● Supplied information:
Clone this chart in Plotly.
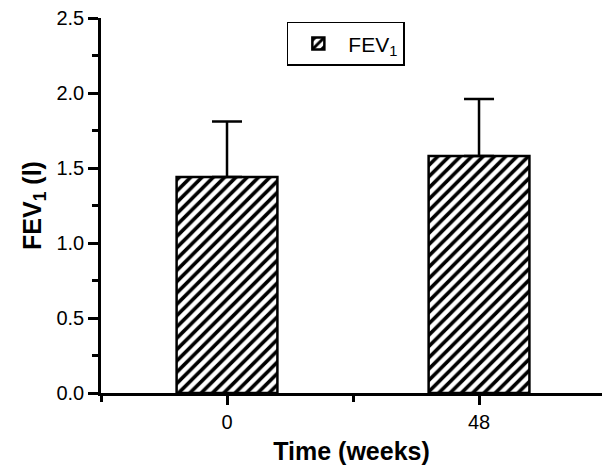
import plotly.graph_objects as go

categories = ["0", "48"]
fev1_mean = [1.44, 1.58]
fev1_sd = [0.37, 0.38]
series_name = "FEV<sub>1</sub>"
y_ticks = [0.0, 0.5, 1.0, 1.5, 2.0, 2.5]

xpos = list(range(len(categories)))

fig = go.Figure()
fig.add_trace(go.Bar(
    x=xpos, y=fev1_mean, name=series_name, width=0.4,
    marker=dict(color="white", line=dict(color="black", width=2.5),
                pattern=dict(shape="/", fgcolor="black", bgcolor="white", size=8,
                             solidity=0.45, fgopacity=1)),
    error_y=dict(type="data", array=fev1_sd, symmetric=False, arrayminus=[0, 0],
                 color="black", thickness=2.5, width=15),
    showlegend=True,
))

fig.update_layout(
    width=602, height=465,
    margin=dict(l=101, r=0, t=18, b=72),
    plot_bgcolor="white", paper_bgcolor="white",
    font=dict(family="Liberation Sans, Arial, sans-serif", size=20, color="black"),
    legend=dict(x=0.371, y=0.99, xanchor="left", yanchor="top",
                bordercolor="black", borderwidth=1.5, bgcolor="white",
                font=dict(size=21), itemwidth=50, tracegroupgap=0),
    xaxis=dict(range=[-0.5, 1.488], tickmode="array", tickvals=xpos, ticktext=categories,
               showline=True, linecolor="black", linewidth=2.5, ticks="outside",
               ticklen=9, tickwidth=2.5, tickcolor="black", showgrid=False, zeroline=False,
               minor=dict(tickmode="array", tickvals=[-0.5, 0.5, 1.5], ticks="outside", ticklen=6,
                          tickwidth=2.5, tickcolor="black", showgrid=False),
               title=dict(text="<b>Time (weeks)</b>", font=dict(size=25), standoff=12)),
    yaxis=dict(range=[0, 2.5], tickmode="array", tickvals=y_ticks,
               ticktext=[f"{v:.1f}" for v in y_ticks],
               showline=True, linecolor="black", linewidth=2.5, ticks="outside",
               ticklen=10, tickwidth=2.5, tickcolor="black", showgrid=False, zeroline=False,
               minor=dict(dtick=0.25, tick0=0, ticks="outside", ticklen=6, tickwidth=2.5,
                          tickcolor="black", showgrid=False),
               title=dict(text="<b>FEV<sub>1</sub> (l)</b>", font=dict(size=25), standoff=8)),
)

fig.write_html("out.html", config={"displayModeBar": False},
               post_script="document.body.style.margin='0';")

● Task requirements: All of the material above is to be copied exactly, except for its images.

● Correct result:
Clone this chart in Plotly.
import plotly.graph_objects as go

categories = ["0", "48"]
fev1_mean = [1.44, 1.58]
fev1_sd = [0.37, 0.38]
series_name = "FEV<sub>1</sub>"
y_ticks = [0.0, 0.5, 1.0, 1.5, 2.0, 2.5]

xpos = list(range(len(categories)))

fig = go.Figure()
fig.add_trace(go.Bar(
    x=xpos, y=fev1_mean, name=series_name, width=0.4,
    marker=dict(color="white", line=dict(color="black", width=2.5),
                pattern=dict(shape="/", fgcolor="black", bgcolor="white", size=8,
                             solidity=0.45, fgopacity=1)),
    error_y=dict(type="data", array=fev1_sd, symmetric=False, arrayminus=[0, 0],
                 color="black", thickness=2.5, width=15),
    showlegend=True,
))

fig.update_layout(
    width=602, height=465,
    margin=dict(l=101, r=0, t=18, b=72),
    plot_bgcolor="white", paper_bgcolor="white",
    font=dict(family="Liberation Sans, Arial, sans-serif", size=20, color="black"),
    legend=dict(x=0.371, y=0.99, xanchor="left", yanchor="top",
                bordercolor="black", borderwidth=1.5, bgcolor="white",
                font=dict(size=21), itemwidth=50, tracegroupgap=0),
    xaxis=dict(range=[-0.5, 1.488], tickmode="array", tickvals=xpos, ticktext=categories,
               showline=True, linecolor="black", linewidth=2.5, ticks="outside",
               ticklen=9, tickwidth=2.5, tickcolor="black", showgrid=False, zeroline=False,
               minor=dict(tickmode="array", tickvals=[-0.5, 0.5, 1.5], ticks="outside", ticklen=6,
                          tickwidth=2.5, tickcolor="black", showgrid=False),
               title=dict(text="<b>Time (weeks)</b>", font=dict(size=25), standoff=12)),
    yaxis=dict(range=[0, 2.5], tickmode="array", tickvals=y_ticks,
               ticktext=[f"{v:.1f}" for v in y_ticks],
               showline=True, linecolor="black", linewidth=2.5, ticks="outside",
               ticklen=10, tickwidth=2.5, tickcolor="black", showgrid=False, zeroline=False,
               minor=dict(dtick=0.25, tick0=0, ticks="outside", ticklen=6, tickwidth=2.5,
                          tickcolor="black", showgrid=False),
               title=dict(text="<b>FEV<sub>1</sub> (l)</b>", font=dict(size=25), standoff=8)),
)

fig.write_html("out.html", config={"displayModeBar": False},
               post_script="document.body.style.margin='0';")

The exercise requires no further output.